→ **AVAILABLE DATA**:

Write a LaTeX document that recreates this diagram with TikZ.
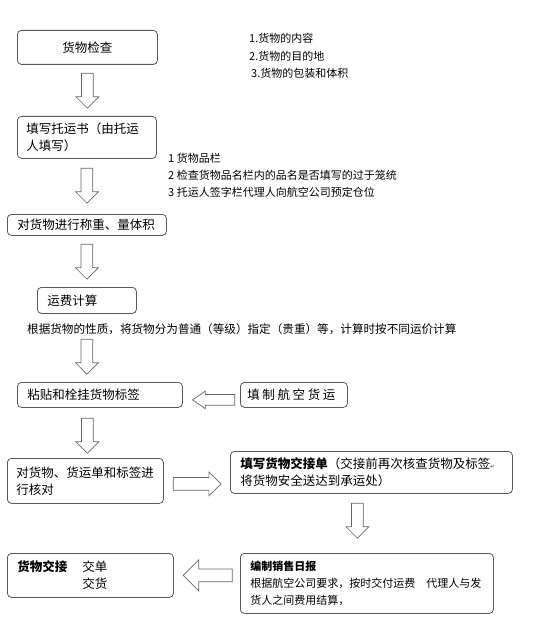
\documentclass[tikz,border=0pt]{standalone}
\usepackage{fontspec}
\setmainfont{Noto Sans CJK SC}
\newfontfamily\symfont{DejaVu Sans}
\usetikzlibrary{positioning,shapes.arrows}

\begin{document}
\begin{tikzpicture}[
    x=1bp, y=-1bp,
    box/.style={draw=black!65, line width=0.8bp, rounded corners=4bp, anchor=north west,
                inner xsep=10bp, inner ysep=0pt, align=left,
                font=\fontsize{12.5bp}{17bp}\selectfont},
    note/.style={anchor=north west, inner sep=0pt, align=left,
                 font=\fontsize{11bp}{17.5bp}\selectfont},
    blk/.style={single arrow, draw=black!60, line width=0.7bp, inner sep=5.5bp,
                single arrow head extend=5.5bp, single arrow tip angle=90,
                minimum height=35bp},
    blkdown/.style={blk, shape border rotate=270},
    blkleft/.style={blk, shape border rotate=180},
    blkright/.style={blk},
]
\useasboundingbox (0,0) rectangle (533,631);

% Left column, top to bottom.
\node[box, minimum width=140bp, minimum height=34bp, text width=120bp, align=center] (chk)   at (17,30)  {货物检查};
\node[box, minimum width=139bp, minimum height=42bp, text width=121bp, inner xsep=9bp] (wb) at (17,116) {填写托运书（由托运\\人填写）};
\node[box, minimum width=159bp, minimum height=21bp, text width=139bp]              (weigh) at (7,214)  {对货物进行称重、量体积};
\node[box, minimum width=99bp,  minimum height=26bp, text width=79bp]               (fee)   at (37,287) {运费计算};
\node[box, minimum width=165bp, minimum height=25bp, text width=145bp]              (label) at (17,382) {粘贴和栓挂货物标签};
\node[box, minimum width=156bp, minimum height=45bp, text width=138bp, inner xsep=9bp] (check) at (7,458) {对货物、货运单和标签进\\行核对};
\node[box, minimum width=166bp, minimum height=44bp, text width=146bp]              (deliver) at (7,553)
    {\makebox[65bp][l]{\textbf{货物交接}}交单\\\hspace*{65bp}交货};

% Right-hand boxes.
\node[box, minimum width=107bp, minimum height=25bp, text width=93bp, inner xsep=7bp] (awb) at (240,382) {\spaceskip=2.6bp 填 制 航 空 货 运};
\node[box, minimum width=282bp, minimum height=42bp, text width=262bp]              (handover) at (230,451)
    {\textbf{填写货物交接单}（交接前再次核查货物及标签{\symfont\tiny ↵}\\将货物安全送达到承运处）};
\node[box, minimum width=253bp, minimum height=60bp, text width=233bp,
      font=\fontsize{11bp}{17bp}\selectfont]                                        (report) at (240,553)
    {\textbf{编制销售日报}\\根据航空公司要求，按时交付运费　代理人与发\\货人之间费用结算，};

% Notes.
\node[note] (n1) at (249,33)  {1.货物的内容\\2.货物的目的地\\\hspace*{2bp}3.货物的包装和体积};
\node[note, font=\fontsize{11bp}{17bp}\selectfont] (n2) at (168,153) {1 货物品栏\\2 检查货物品名栏内的品名是否填写的过于笼统\\3 托运人签字栏代理人向航空公司预定仓位};
\node[note, font=\fontsize{11.6bp}{17bp}\selectfont] (n3) at (27,323) {根据货物的性质，将货物分为普通（等级）指定（贵重）等，计算时按不同运价计算};

% Block arrows.
\coordinate (c5) at (chk.center |- label.south);
\node[blkdown, below=8bp of chk]   (a1) {};
\node[blkdown, below=9bp of wb]    (a2) {};
\node[blkdown, below=8bp of weigh] (a3) {};
\node[blkdown, below=25bp of fee]  (a4) {};
\node[blkdown, below=10bp of c5]   (a5) {};
\node[blkdown, below=9bp of handover, xshift=-14bp] (a6) {};
\node[blkleft, left=5bp of awb, yshift=-5bp, minimum height=42bp, inner sep=5bp,
      single arrow head extend=3.5bp, single arrow tip angle=70] (h1) {};
\node[blkright, right=9bp of check, yshift=-3bp, minimum height=48bp, inner sep=6bp,
      single arrow head extend=5.5bp, single arrow tip angle=88] (h2) {};
\node[blkleft, right=9bp of deliver, minimum height=49bp, inner sep=6bp,
      single arrow head extend=9bp] (h3) {};
\end{tikzpicture}
\end{document}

→ **WHAT YOU HAVE TO DO**: All of the lines above should be retyped precisely, apart from the pictures.

→ **SOLUTION**:
Write a LaTeX document that recreates this diagram with TikZ.
\documentclass[tikz,border=0pt]{standalone}
\usepackage{fontspec}
\setmainfont{Noto Sans CJK SC}
\newfontfamily\symfont{DejaVu Sans}
\usetikzlibrary{positioning,shapes.arrows}

\begin{document}
\begin{tikzpicture}[
    x=1bp, y=-1bp,
    box/.style={draw=black!65, line width=0.8bp, rounded corners=4bp, anchor=north west,
                inner xsep=10bp, inner ysep=0pt, align=left,
                font=\fontsize{12.5bp}{17bp}\selectfont},
    note/.style={anchor=north west, inner sep=0pt, align=left,
                 font=\fontsize{11bp}{17.5bp}\selectfont},
    blk/.style={single arrow, draw=black!60, line width=0.7bp, inner sep=5.5bp,
                single arrow head extend=5.5bp, single arrow tip angle=90,
                minimum height=35bp},
    blkdown/.style={blk, shape border rotate=270},
    blkleft/.style={blk, shape border rotate=180},
    blkright/.style={blk},
]
\useasboundingbox (0,0) rectangle (533,631);

% Left column, top to bottom.
\node[box, minimum width=140bp, minimum height=34bp, text width=120bp, align=center] (chk)   at (17,30)  {货物检查};
\node[box, minimum width=139bp, minimum height=42bp, text width=121bp, inner xsep=9bp] (wb) at (17,116) {填写托运书（由托运\\人填写）};
\node[box, minimum width=159bp, minimum height=21bp, text width=139bp]              (weigh) at (7,214)  {对货物进行称重、量体积};
\node[box, minimum width=99bp,  minimum height=26bp, text width=79bp]               (fee)   at (37,287) {运费计算};
\node[box, minimum width=165bp, minimum height=25bp, text width=145bp]              (label) at (17,382) {粘贴和栓挂货物标签};
\node[box, minimum width=156bp, minimum height=45bp, text width=138bp, inner xsep=9bp] (check) at (7,458) {对货物、货运单和标签进\\行核对};
\node[box, minimum width=166bp, minimum height=44bp, text width=146bp]              (deliver) at (7,553)
    {\makebox[65bp][l]{\textbf{货物交接}}交单\\\hspace*{65bp}交货};

% Right-hand boxes.
\node[box, minimum width=107bp, minimum height=25bp, text width=93bp, inner xsep=7bp] (awb) at (240,382) {\spaceskip=2.6bp 填 制 航 空 货 运};
\node[box, minimum width=282bp, minimum height=42bp, text width=262bp]              (handover) at (230,451)
    {\textbf{填写货物交接单}（交接前再次核查货物及标签{\symfont\tiny ↵}\\将货物安全送达到承运处）};
\node[box, minimum width=253bp, minimum height=60bp, text width=233bp,
      font=\fontsize{11bp}{17bp}\selectfont]                                        (report) at (240,553)
    {\textbf{编制销售日报}\\根据航空公司要求，按时交付运费　代理人与发\\货人之间费用结算，};

% Notes.
\node[note] (n1) at (249,33)  {1.货物的内容\\2.货物的目的地\\\hspace*{2bp}3.货物的包装和体积};
\node[note, font=\fontsize{11bp}{17bp}\selectfont] (n2) at (168,153) {1 货物品栏\\2 检查货物品名栏内的品名是否填写的过于笼统\\3 托运人签字栏代理人向航空公司预定仓位};
\node[note, font=\fontsize{11.6bp}{17bp}\selectfont] (n3) at (27,323) {根据货物的性质，将货物分为普通（等级）指定（贵重）等，计算时按不同运价计算};

% Block arrows.
\coordinate (c5) at (chk.center |- label.south);
\node[blkdown, below=8bp of chk]   (a1) {};
\node[blkdown, below=9bp of wb]    (a2) {};
\node[blkdown, below=8bp of weigh] (a3) {};
\node[blkdown, below=25bp of fee]  (a4) {};
\node[blkdown, below=10bp of c5]   (a5) {};
\node[blkdown, below=9bp of handover, xshift=-14bp] (a6) {};
\node[blkleft, left=5bp of awb, yshift=-5bp, minimum height=42bp, inner sep=5bp,
      single arrow head extend=3.5bp, single arrow tip angle=70] (h1) {};
\node[blkright, right=9bp of check, yshift=-3bp, minimum height=48bp, inner sep=6bp,
      single arrow head extend=5.5bp, single arrow tip angle=88] (h2) {};
\node[blkleft, right=9bp of deliver, minimum height=49bp, inner sep=6bp,
      single arrow head extend=9bp] (h3) {};
\end{tikzpicture}
\end{document}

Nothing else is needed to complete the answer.